Updated: Wednesday, July 17, 2013
For a few hours on Saturday, Jeremy Feldbusch drifted on the water, not letting his blindness stop him.
Feldbusch, who lost his sight while serving as an Army Ranger in Haditha Dam, Iraq, in 2003, kayaked and fished during an outing sponsored by Heroes on the Water in Keystone State Park.
“For me, it’s about camaraderie and having a good time, meeting the people,” Feldbusch said.
The Western Pennsylvania Chapter of Heroes was formed in February and is based on the group that started in Texas in 2007.
“It’s to help them relax and (it is) a type of rehabilitation,” said Josh Edmiston, a Heroes coordinator from Penn Township. “It’s to get them out and enjoy the outdoors.”
Twenty-five veterans and volunteers showed up to kayak and fish on Keystone Lake in Derry Township.
Feldbusch’s wife, Cardin, a Derry Area School District teacher, stayed near her husband in her own kayak. On the shore, Feldbusch’s mother, Charlene, of Derry Township, watched as her son glided on the water and sometimes cast his fishing rod.
“I think it’s wonderful,” she said. “This is awesome. It gets them out and … it brings normalcy back to their lives.”
Feldbusch of West Wheatfield spent six weeks in a medically induced coma in Brooke Army Medical Center in San Antonio, Texas. He said he was angry when he learned of his blindness.
“In those early days, unless you go through it, you’ll never totally understand,” Feldbusch said. “It’s like being a kid and learning all over again.”
But the anger has subsided. And on Saturday, Feldbusch told one joke after another, laughing even at the bad ones.
“He went through some anger,” his mother said, “but he’s adjusted real well.”
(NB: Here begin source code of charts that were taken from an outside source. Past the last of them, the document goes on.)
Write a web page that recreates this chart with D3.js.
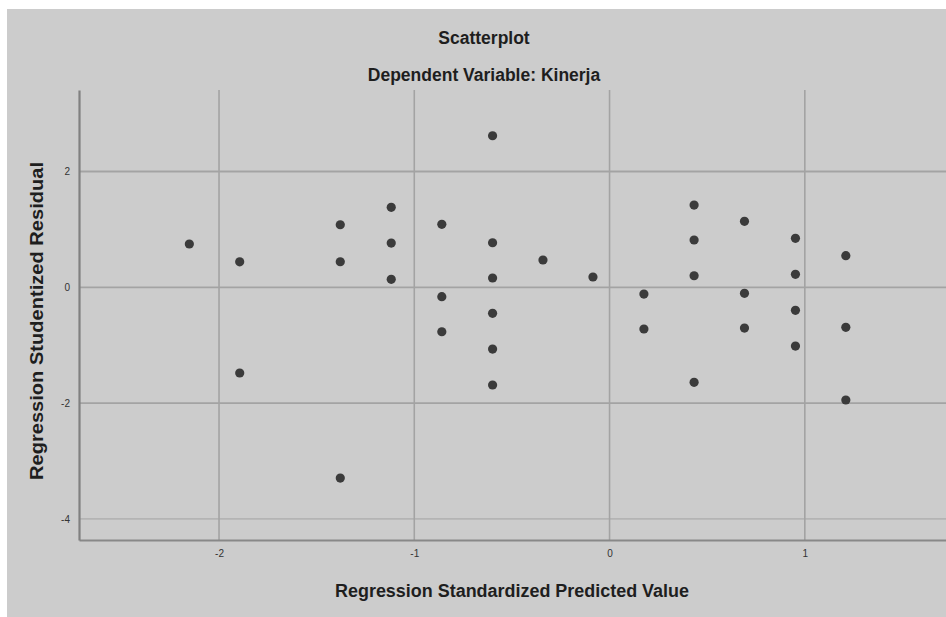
<!DOCTYPE html>
<html>
<head>
<meta charset="utf-8">
<script src="https://cdn.jsdelivr.net/npm/d3@7"></script>
<style>
  body { margin: 0; background: #fff; }
  svg { display: block; font-family: "Liberation Sans", Arial, sans-serif; }
</style>
</head>
<body>
<div id="chart"></div>
<script>
const WIDTH = 946;
const HEIGHT = 617;

// standardized predicted value (x) and studentized residual (y) per case
const predicted = [
  -2.152, -1.894, -1.894,
  -1.379, -1.379, -1.379,
  -1.118, -1.118, -1.118,
  -0.859, -0.859, -0.859,
  -0.599, -0.599, -0.599, -0.599, -0.599, -0.599,
  -0.341, -0.085,
  0.176, 0.176,
  0.433, 0.433, 0.433, 0.433,
  0.691, 0.691, 0.691,
  0.952, 0.952, 0.952, 0.952,
  1.210, 1.210, 1.210
];
const residual = [
  0.748, 0.440, -1.480,
  1.081, 0.442, -3.294,
  1.382, 0.765, 0.138,
  1.088, -0.162, -0.767,
  2.618, 0.770, 0.161, -0.449, -1.066, -1.687,
  0.472, 0.178,
  -0.116, -0.720,
  1.421, 0.817, 0.200, -1.641,
  1.140, -0.104, -0.703,
  0.846, 0.225, -0.397, -1.014,
  0.546, -0.691, -1.946
];
const xTicks = [-2, -1, 0, 1];
const yTicks = [-4, -2, 0, 2];
const xTickLabels = ["-2", "-1", "0", "1"];
const yTickLabels = ["-4", "-2", "0", "2"];

const margin = { top: 90, right: 0, bottom: 77, left: 79 };
const h = HEIGHT - margin.top - margin.bottom;
const w = WIDTH - margin.left - margin.right;

const svg = d3.select("#chart").append("svg").attr("width", WIDTH).attr("height", HEIGHT);

// gray chart area (screenshot leaves a thin white border top/left)
svg.append("rect").attr("x", 7).attr("y", 9).attr("width", WIDTH - 7).attr("height", HEIGHT - 9)
  .attr("fill", "#cccccc");

const x = d3.scaleLinear().domain([-2.717, 1.723]).range([0, w]);
const y = d3.scaleLinear().domain([-4.364, 3.408]).range([h, 0]);

const g = svg.append("g").attr("transform", "translate(" + margin.left + "," + margin.top + ")");

// grid
g.append("g").selectAll("line").data(xTicks).join("line")
  .attr("x1", d => x(d)).attr("x2", d => x(d))
  .attr("y1", 0).attr("y2", h)
  .attr("stroke", "#a3a3a3").attr("stroke-width", 1.6);
g.append("g").selectAll("line").data(yTicks).join("line")
  .attr("x1", 0).attr("x2", w)
  .attr("y1", d => y(d)).attr("y2", d => y(d))
  .attr("stroke", "#a3a3a3").attr("stroke-width", d => d === -4 ? 1 : 1.8);

// axes
const ejeX = d3.axisBottom(x).tickValues(xTicks).tickSize(0).tickPadding(10)
  .tickFormat((d, i) => xTickLabels[i]);
const ejeY = d3.axisLeft(y).tickValues(yTicks).tickSize(0).tickPadding(9)
  .tickFormat((d, i) => yTickLabels[i]);

const gx = g.append("g").attr("transform", "translate(0," + h + ")").call(ejeX);
const gy = g.append("g").call(ejeY);
gx.select(".domain").attr("stroke", "#888").attr("stroke-width", 2.2);
gy.select(".domain").attr("stroke", "#808080").attr("stroke-width", 2.2);
svg.selectAll(".tick text").attr("font-size", 10).attr("fill", "#333")
  .attr("font-family", "'Liberation Sans', Arial, sans-serif");

// points
g.append("g").selectAll("circle").data(predicted).join("circle")
  .attr("cx", d => x(d))
  .attr("cy", (d, i) => y(residual[i]))
  .attr("r", 4.6)
  .attr("fill", "#3b3b3b");

// titles
svg.append("text").attr("x", 484).attr("y", 44).attr("text-anchor", "middle")
  .attr("font-size", 17.5).attr("font-weight", "bold").attr("fill", "#1e1e1e")
  .text("Scatterplot");
svg.append("text").attr("x", 484).attr("y", 81).attr("text-anchor", "middle")
  .attr("font-size", 17.5).attr("font-weight", "bold").attr("fill", "#1e1e1e")
  .text("Dependent Variable: Kinerja");
svg.append("text").attr("x", 512).attr("y", 597).attr("text-anchor", "middle")
  .attr("font-size", 17.5).attr("font-weight", "bold").attr("fill", "#1e1e1e")
  .attr("textLength", 354).attr("lengthAdjust", "spacingAndGlyphs")
  .text("Regression Standardized Predicted Value");
svg.append("text").attr("transform", "translate(43,321) rotate(-90)").attr("text-anchor", "middle")
  .attr("font-size", 17.5).attr("font-weight", "bold").attr("fill", "#1e1e1e")
  .attr("textLength", 318).attr("lengthAdjust", "spacingAndGlyphs")
  .text("Regression Studentized Residual");
</script>
</body>
</html>
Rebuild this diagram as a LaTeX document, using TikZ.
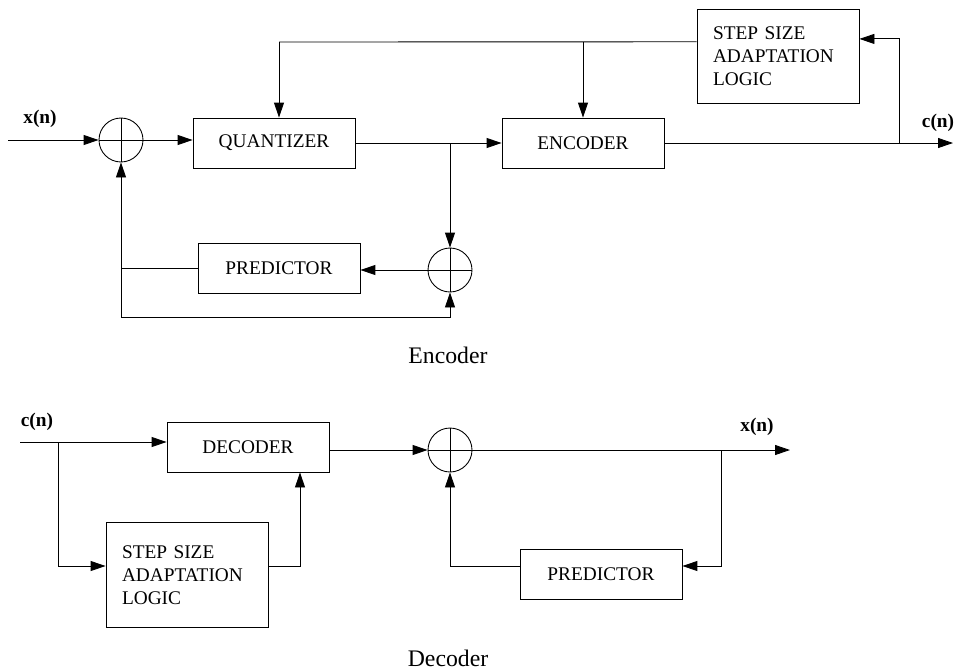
\documentclass[tikz,border=0pt]{standalone}
\usepackage{fontspec}
\setmainfont{Liberation Serif}
\usetikzlibrary{positioning,arrows.meta,calc}

\tikzset{
  block/.style={draw, minimum width=3.24cm, minimum height=1cm, inner sep=0pt,
    font=\fontsize{11}{13}\selectfont},
  logic/.style={block, align=left, text width=2.6cm},
  adder/.style={draw, circle, minimum size=0.88cm, inner sep=0pt,
    path picture={\draw (path picture bounding box.north) -- (path picture bounding box.south)
                        (path picture bounding box.west) -- (path picture bounding box.east);}},
  arr/.style={-{Triangle[length=3mm,width=2mm]}},
  sig/.style={font=\bfseries\fontsize{11}{13}\selectfont},
  caption/.style={font=\fontsize{13.5}{16}\selectfont}
}

\begin{document}
\begin{tikzpicture}[x=0.02cm, y=-0.02cm, line width=0.5pt]

% Page frame (pixel units, y downwards)
\useasboundingbox (0,0) rectangle (955,670);

% ---------------- Encoder ----------------
\node[adder] (sumA) at (121,140) {};
\node[block] (quant) at (274,143) {QUANTIZER};
\node[block] (enc) at (583,143) {ENCODER};
\node[logic, minimum height=1.88cm] (stepA) at (778,56) {STEP SIZE\\ADAPTATION\\LOGIC};
\node[block] (predA) at (279,268) {PREDICTOR};
\node[adder] (sumB) at (450,270) {};

% free ends and corners
\coordinate (xin) at (8,140);
\coordinate (cout) at (953,143);
\coordinate (jq) at (450,143);
\coordinate (jc) at (899,143);
\coordinate (topL) at (279,42);
\coordinate (lowA) at (121,317);

\node[sig] (xinLab) at (40,119) {x(n)};
\node[sig] (coutLab) at (938,123) {c(n)};

\draw[arr] (xin) -- (sumA.west);
\draw[arr] (sumA.east) -- (sumA.east -| quant.west);
\draw[arr] (quant.east) -- (enc.west);
\draw[arr] (jq) -- (sumB.north);
\draw[arr] (sumB.west) -- (sumB.west -| predA.east);
\draw[arr] (predA.west) -| (sumA.south);
\draw[arr] (predA.west -| sumA.south) -- (lowA) -| (sumB.south);
\draw[arr] (enc.east) -- (cout);
\draw[arr] (jc) |- ($(stepA.north east)!0.32!(stepA.south east)$);
\draw ($(stepA.north west)!0.35!(stepA.south west)$) -- (topL);
\draw[arr] (topL) -- (quant.north -| topL);
\draw[arr] (enc.north |- topL) -- (enc.north);

\node[caption] (encCap) at (448,355) {Encoder};

% ---------------- Decoder ----------------
\node[block] (dec) at (248,447) {DECODER};
\node[logic, minimum height=2.1cm] (stepB) at (187,575) {STEP SIZE\\ADAPTATION\\LOGIC};
\node[adder] (sumC) at (450,450) {};
\node[block] (predB) at (601,574) {PREDICTOR};

\coordinate (cin) at (20,442);
\coordinate (xout) at (790,450);
\coordinate (jd) at (58,442);
\coordinate (jx) at (721,450);

\node[sig] (cinLab) at (37,422) {c(n)};
\node[sig] (xoutLab) at (757,427) {x(n)};

\draw[arr] (cin) -- (cin -| dec.west);
\draw[arr] (jd) |- (stepB.west |- 0,566);
\draw[arr] (stepB.east |- 0,566) -| (dec.south -| 300,0);
\draw[arr] (dec.east |- sumC) -- (sumC.west);
\draw[arr] (sumC.east) -- (xout);
\draw[arr] (jx) |- (predB.east |- 0,566);
\draw[arr] (predB.west |- 0,566) -| (sumC.south);

\node[caption] (decCap) at (448,658) {Decoder};

\end{tikzpicture}
\end{document}
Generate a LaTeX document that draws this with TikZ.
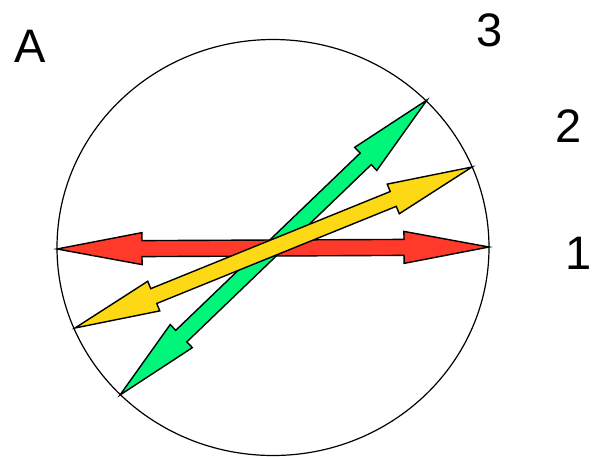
\documentclass[tikz,border=0pt]{standalone}
\usepackage{fontspec}
\setmainfont{Liberation Sans}
\usetikzlibrary{calc,shapes.geometric}
\definecolor{arrred}{RGB}{255,58,42}
\definecolor{arrgreen}{RGB}{0,246,122}
\definecolor{arryellow}{RGB}{252,216,21}
\tikzset{
  lbl/.style={font=\fontsize{47}{47}\selectfont, inner sep=0pt},
  arrbody/.style={draw=black, line width=1.4pt, line join=miter, miter limit=20},
}
% #1 name prefix, #2 end a, #3 end b, #4 colour
\newcommand\dblarrow[4]{%
  \coordinate (#1ha) at ($(#2)!85pt!(#3)$);
  \coordinate (#1hb) at ($(#3)!85pt!(#2)$);
  \draw[arrbody, fill=#4]
    (#2) -- ($(#1ha)!16pt!90:(#3)$) -- ($(#1ha)!8pt!90:(#3)$)
    -- ($(#1hb)!8pt!-90:(#2)$) -- ($(#1hb)!16pt!-90:(#2)$)
    -- (#3) -- ($(#1hb)!16pt!90:(#2)$) -- ($(#1hb)!8pt!90:(#2)$)
    -- ($(#1ha)!8pt!-90:(#3)$) -- ($(#1ha)!16pt!-90:(#3)$) -- cycle;
}
\begin{document}
\begin{tikzpicture}[x=1pt,y=-1pt]
  \useasboundingbox (0,0) rectangle (592,456);
  \node[draw=black, line width=1.2pt, ellipse, minimum width=432pt, minimum height=416pt, inner sep=0pt] (circ) at (273,247.5) {};
  \coordinate (r1) at (57,249);
  \coordinate (r2) at (489,247);
  \coordinate (g1) at (427,100);
  \coordinate (g2) at (120,395);
  \coordinate (y1) at (472,167);
  \coordinate (y2) at (75,328);
  \dblarrow{red}{r1}{r2}{arrred}
  \dblarrow{grn}{g1}{g2}{arrgreen}
  \dblarrow{yel}{y1}{y2}{arryellow}
  \node[lbl] (la) at (30,46) {A};
  \node[lbl] (l3) at (490,30) {3};
  \node[lbl] (l2) at (569,126) {2};
  \node[lbl] (l1) at (579,253) {1};
\end{tikzpicture}
\end{document}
He and his family are founding members of the Wounded Warrior Project, a group that helps injured veterans. His father, Brace, serves as an outreach coordinator.
Groups like Heroes and Wounded Warrior help soldiers who come home with both apparent and hidden injuries, said Fred Neilen of Lower Burrell, who was wounded in Vietnam in 1970.
The groups give veterans time to talk, to think and to commiserate, Neilen said.
“It’s good to talk, to share the experiences,” he said. “There’s stuff that goes on that only a veteran would understand.”
Neilen said he is glad American attitudes to soldiers have changed since Vietnam, “when we came back to nothing, no hurrahs.”
Now, when people see him wearing his Purple Heart hat, they often walk up and say, “Thanks for your service,” Neilen said.
“It makes you feel good,” he added.
Brian Orczeck of Hempfield, an Air Force veteran, used the time Saturday to speak with fellow veterans and share time with his 11-year-old son, Franklin.
“It’s an opportunity to relax and ponder life,” Orczeck said. “It’s a good time to sort out the things of life.”